### Available data ###
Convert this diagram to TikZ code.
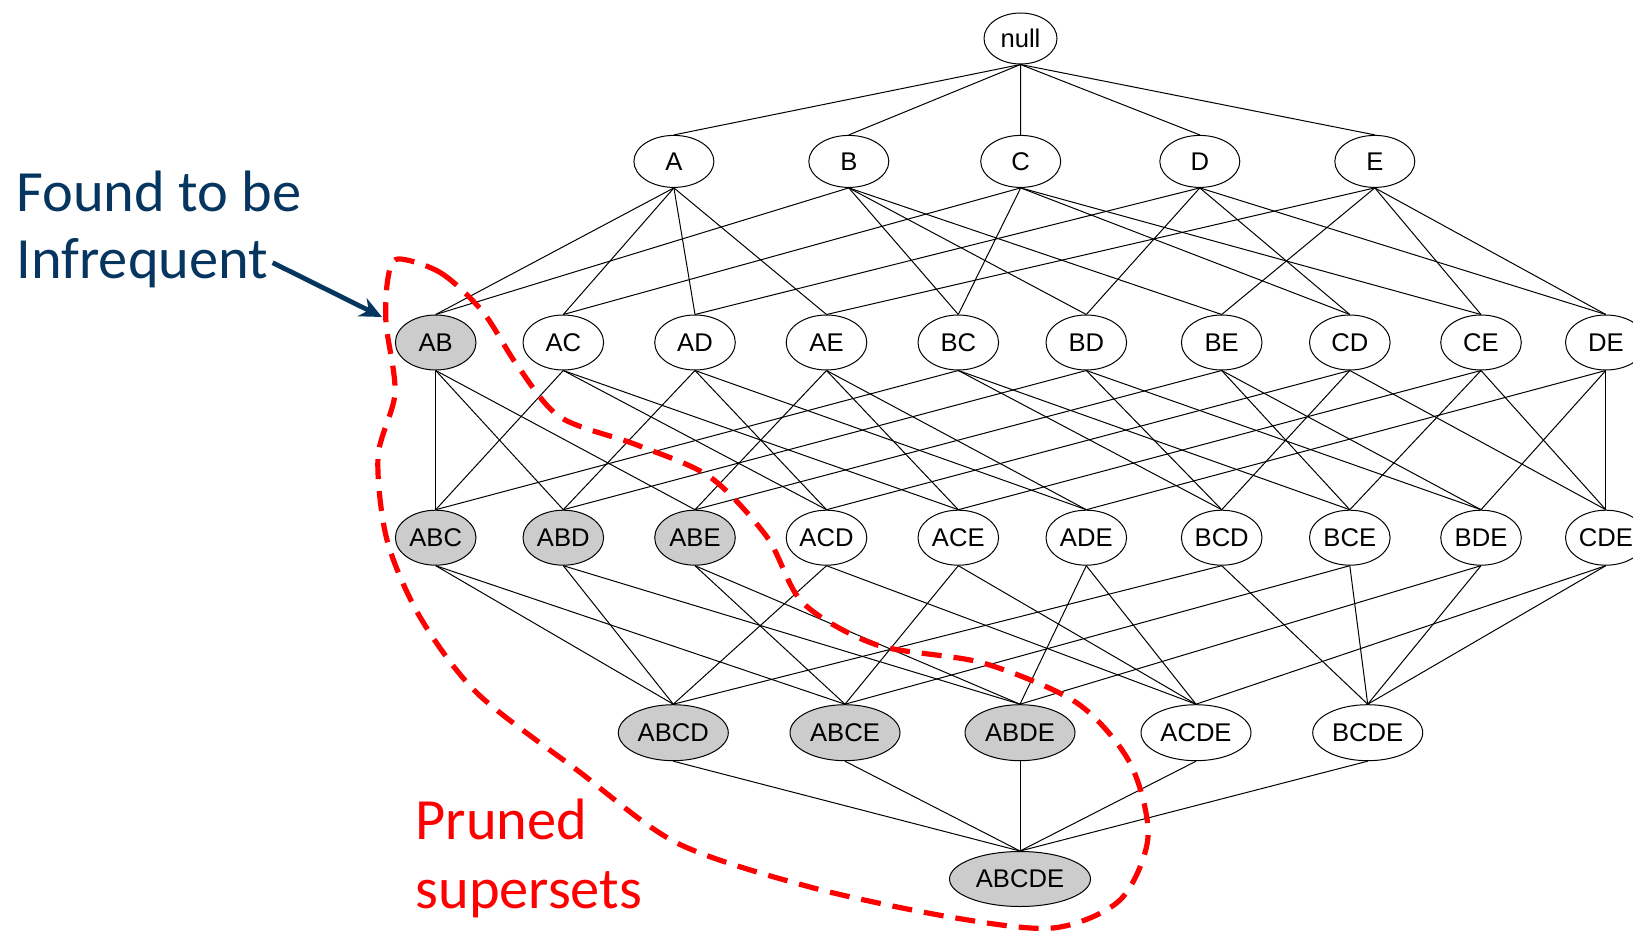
\documentclass[tikz,border=0pt]{standalone}
\usepackage{fontspec}
\usepackage{xcolor}
\usepackage{tikz}
\usetikzlibrary{shapes.geometric,arrows.meta}
\setmainfont{Liberation Sans}
\newfontfamily\calfont{Carlito}
\definecolor{darkblue}{HTML}{06355F}
\definecolor{prunedred}{HTML}{FF0000}
\definecolor{shade}{HTML}{CCCCCC}
\tikzset{
    item/.style={ellipse, draw, line width=0.5pt, inner sep=0pt,
        minimum width=40.3pt, minimum height=27.5pt,
        font=\fontsize{12.8}{15}\selectfont},
    big/.style={minimum width=55pt, minimum height=28pt},
    note/.style={anchor=base west, inner sep=0pt, font=\calfont\fontsize{29.2}{34}\selectfont}
}

\begin{document}
\begin{tikzpicture}[x=0.5pt, y=-0.5pt, line width=0.5pt]
    \useasboundingbox (0,0) rectangle (1633,931);

    % Empty set
    \node[item, minimum width=36.5pt, minimum height=25.5pt] (null) at (1020.5,38.5) {null};

    % Single items
    \foreach \n/\x in {A/673.9, B/848.8, C/1020.7, D/1199.8, E/1374.8} {
        \node[item, minimum width=40pt, minimum height=26pt] (\n) at (\x,161.4) {\n};
        \draw (null.south) -- (\n.north);
    }

    % Pairs
    \foreach \n/\x/\f in {AB/435.7/shade, AC/563.3/white, AD/695/white, AE/826.5/white,
        BC/958.3/white, BD/1086.3/white, BE/1221.7/white, CD/1349.8/white,
        CE/1481/white, DE/1605.8/white} {
        \node[item, fill=\f] (\n) at (\x,342.5) {\n};
    }
    \foreach \n/\subs in {AB/{A,B}, AC/{A,C}, AD/{A,D}, AE/{A,E}, BC/{B,C},
        BD/{B,D}, BE/{B,E}, CD/{C,D}, CE/{C,E}, DE/{D,E}} {
        \foreach \m in \subs {\draw (\m.south) -- (\n.north);}
    }

    % Triples
    \foreach \n/\x/\f in {ABC/435.7/shade, ABD/563.3/shade, ABE/695/shade, ACD/826.5/white,
        ACE/958.3/white, ADE/1086.3/white, BCD/1221.7/white, BCE/1349.8/white,
        BDE/1481/white, CDE/1605.8/white} {
        \node[item, fill=\f] (\n) at (\x,537.7) {\n};
    }
    \foreach \n/\subs in {ABC/{AB,AC,BC}, ABD/{AB,AD,BD}, ABE/{AB,AE,BE},
        ACD/{AC,AD,CD}, ACE/{AC,AE,CE}, ADE/{AD,AE,DE}, BCD/{BC,BD,CD},
        BCE/{BC,BE,CE}, BDE/{BD,BE,DE}, CDE/{CD,CE,DE}} {
        \foreach \m in \subs {\draw (\m.south) -- (\n.north);}
    }

    % Quadruples
    \foreach \n/\x/\f in {ABCD/673.3/shade, ABCE/845/shade, ABDE/1020/shade,
        ACDE/1196/white, BCDE/1367.7/white} {
        \node[item, big, fill=\f] (\n) at (\x,732.7) {\n};
    }
    \foreach \n/\subs in {ABCD/{ABC,ABD,ACD,BCD}, ABCE/{ABC,ABE,ACE,BCE},
        ABDE/{ABD,ABE,ADE,BDE}, ACDE/{ACD,ACE,ADE,CDE}, BCDE/{BCD,BCE,BDE,CDE}} {
        \foreach \m in \subs {\draw (\m.south) -- (\n.north);}
    }

    % Full set
    \node[item, fill=shade, minimum width=70.5pt, minimum height=27.5pt] (ABCDE) at (1020,879) {ABCDE};
    \foreach \m in {ABCD,ABCE,ABDE,ACDE,BCDE} {
        \draw (\m.south) -- (ABCDE.north);
    }

    % Infrequent itemset
    \node[note, text=darkblue] (found) at (16,211) {Found to be};
    \node[note, text=darkblue] (infreq) at (16,278) {Infrequent};
    \coordinate (abtip) at (382,317);
    \draw[darkblue, line width=2.4pt, -{Stealth[length=11pt, width=10pt]}] ([xshift=2pt]infreq.east) -- (abtip);

    % Pruned region
    \draw[prunedred, line width=2.6pt, dash pattern=on 10pt off 6pt] plot[smooth cycle] coordinates {
        (398,259) (441,273) (483,312) (517,365) (560,417) (637,445) (710,477)
        (767,537) (803,603) (877,645) (983,663) (1077,703) (1130,763) (1148,837)
        (1120,900) (1053,928) (950,917) (810,887) (677,843) (577,770) (477,693)
        (420,617) (387,540) (378,457) (395,393) (386,323) (388,278)};
    \node[note, text=prunedred] (pruned) at (415,839) {Pruned};
    \node[note, text=prunedred] (supsets) at (415,908) {supersets};
\end{tikzpicture}
\end{document}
###
# Directions for this task
Could you repeat all of the material exactly? Pictures should not be copied.

# Exercise solution
Convert this diagram to TikZ code.
\documentclass[tikz,border=0pt]{standalone}
\usepackage{fontspec}
\usepackage{xcolor}
\usepackage{tikz}
\usetikzlibrary{shapes.geometric,arrows.meta}
\setmainfont{Liberation Sans}
\newfontfamily\calfont{Carlito}
\definecolor{darkblue}{HTML}{06355F}
\definecolor{prunedred}{HTML}{FF0000}
\definecolor{shade}{HTML}{CCCCCC}
\tikzset{
    item/.style={ellipse, draw, line width=0.5pt, inner sep=0pt,
        minimum width=40.3pt, minimum height=27.5pt,
        font=\fontsize{12.8}{15}\selectfont},
    big/.style={minimum width=55pt, minimum height=28pt},
    note/.style={anchor=base west, inner sep=0pt, font=\calfont\fontsize{29.2}{34}\selectfont}
}

\begin{document}
\begin{tikzpicture}[x=0.5pt, y=-0.5pt, line width=0.5pt]
    \useasboundingbox (0,0) rectangle (1633,931);

    % Empty set
    \node[item, minimum width=36.5pt, minimum height=25.5pt] (null) at (1020.5,38.5) {null};

    % Single items
    \foreach \n/\x in {A/673.9, B/848.8, C/1020.7, D/1199.8, E/1374.8} {
        \node[item, minimum width=40pt, minimum height=26pt] (\n) at (\x,161.4) {\n};
        \draw (null.south) -- (\n.north);
    }

    % Pairs
    \foreach \n/\x/\f in {AB/435.7/shade, AC/563.3/white, AD/695/white, AE/826.5/white,
        BC/958.3/white, BD/1086.3/white, BE/1221.7/white, CD/1349.8/white,
        CE/1481/white, DE/1605.8/white} {
        \node[item, fill=\f] (\n) at (\x,342.5) {\n};
    }
    \foreach \n/\subs in {AB/{A,B}, AC/{A,C}, AD/{A,D}, AE/{A,E}, BC/{B,C},
        BD/{B,D}, BE/{B,E}, CD/{C,D}, CE/{C,E}, DE/{D,E}} {
        \foreach \m in \subs {\draw (\m.south) -- (\n.north);}
    }

    % Triples
    \foreach \n/\x/\f in {ABC/435.7/shade, ABD/563.3/shade, ABE/695/shade, ACD/826.5/white,
        ACE/958.3/white, ADE/1086.3/white, BCD/1221.7/white, BCE/1349.8/white,
        BDE/1481/white, CDE/1605.8/white} {
        \node[item, fill=\f] (\n) at (\x,537.7) {\n};
    }
    \foreach \n/\subs in {ABC/{AB,AC,BC}, ABD/{AB,AD,BD}, ABE/{AB,AE,BE},
        ACD/{AC,AD,CD}, ACE/{AC,AE,CE}, ADE/{AD,AE,DE}, BCD/{BC,BD,CD},
        BCE/{BC,BE,CE}, BDE/{BD,BE,DE}, CDE/{CD,CE,DE}} {
        \foreach \m in \subs {\draw (\m.south) -- (\n.north);}
    }

    % Quadruples
    \foreach \n/\x/\f in {ABCD/673.3/shade, ABCE/845/shade, ABDE/1020/shade,
        ACDE/1196/white, BCDE/1367.7/white} {
        \node[item, big, fill=\f] (\n) at (\x,732.7) {\n};
    }
    \foreach \n/\subs in {ABCD/{ABC,ABD,ACD,BCD}, ABCE/{ABC,ABE,ACE,BCE},
        ABDE/{ABD,ABE,ADE,BDE}, ACDE/{ACD,ACE,ADE,CDE}, BCDE/{BCD,BCE,BDE,CDE}} {
        \foreach \m in \subs {\draw (\m.south) -- (\n.north);}
    }

    % Full set
    \node[item, fill=shade, minimum width=70.5pt, minimum height=27.5pt] (ABCDE) at (1020,879) {ABCDE};
    \foreach \m in {ABCD,ABCE,ABDE,ACDE,BCDE} {
        \draw (\m.south) -- (ABCDE.north);
    }

    % Infrequent itemset
    \node[note, text=darkblue] (found) at (16,211) {Found to be};
    \node[note, text=darkblue] (infreq) at (16,278) {Infrequent};
    \coordinate (abtip) at (382,317);
    \draw[darkblue, line width=2.4pt, -{Stealth[length=11pt, width=10pt]}] ([xshift=2pt]infreq.east) -- (abtip);

    % Pruned region
    \draw[prunedred, line width=2.6pt, dash pattern=on 10pt off 6pt] plot[smooth cycle] coordinates {
        (398,259) (441,273) (483,312) (517,365) (560,417) (637,445) (710,477)
        (767,537) (803,603) (877,645) (983,663) (1077,703) (1130,763) (1148,837)
        (1120,900) (1053,928) (950,917) (810,887) (677,843) (577,770) (477,693)
        (420,617) (387,540) (378,457) (395,393) (386,323) (388,278)};
    \node[note, text=prunedred] (pruned) at (415,839) {Pruned};
    \node[note, text=prunedred] (supsets) at (415,908) {supersets};
\end{tikzpicture}
\end{document}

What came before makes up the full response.